Using this sinkhole’s steep cliff wall as a trap for stampeding buffalo, ancient Native American’s turned what is now known as the Vore Buffalo Jump into a rich archeological site. 

A natural sinkhole with a sheer 40 foot drop on one side, the buffalo jump was used from about 1500 to 1800 CE by Wyoming’s Plains Indians as a trap and slaughtering ground. After spooking herds of large buffalo, the Native American hunters would herd them towards the near invisible drop, sending the animals careening to the bottom of the hole where they would die or be permanently immobilized. Oftentimes, the kills would be broken down right in the pit, leaving the bones behind.

After hundreds of years of such use the bison trap filled with bones and stone tools that were eventually left and forgotten. When archeologists discovered the site, they found layers of bone and tools extending over 20 feet into the ground comprised of over 20,000 animal carcasses.

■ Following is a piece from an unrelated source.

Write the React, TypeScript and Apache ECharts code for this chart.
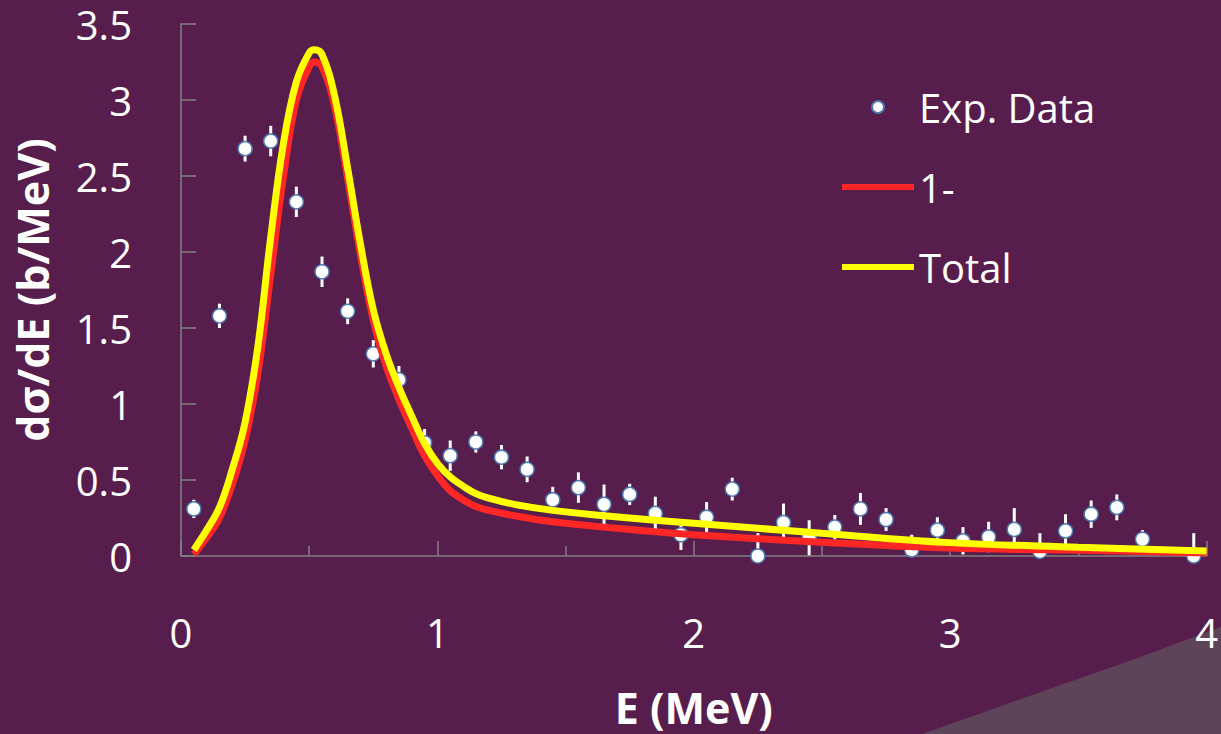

The site is still an active excavation today but visitors can come and see the open bone pit with its seemingly endless supply of remains. Anyone interested in Native American history should jump at the chance to see this site. Just be careful how you land.   

Know Before You Go

The Vore Buffalo Jump now has a permanent structure covering the bones. It is also only open from Memorial Day to Labor Day. The grounds are open but none of the buildings can be accessed.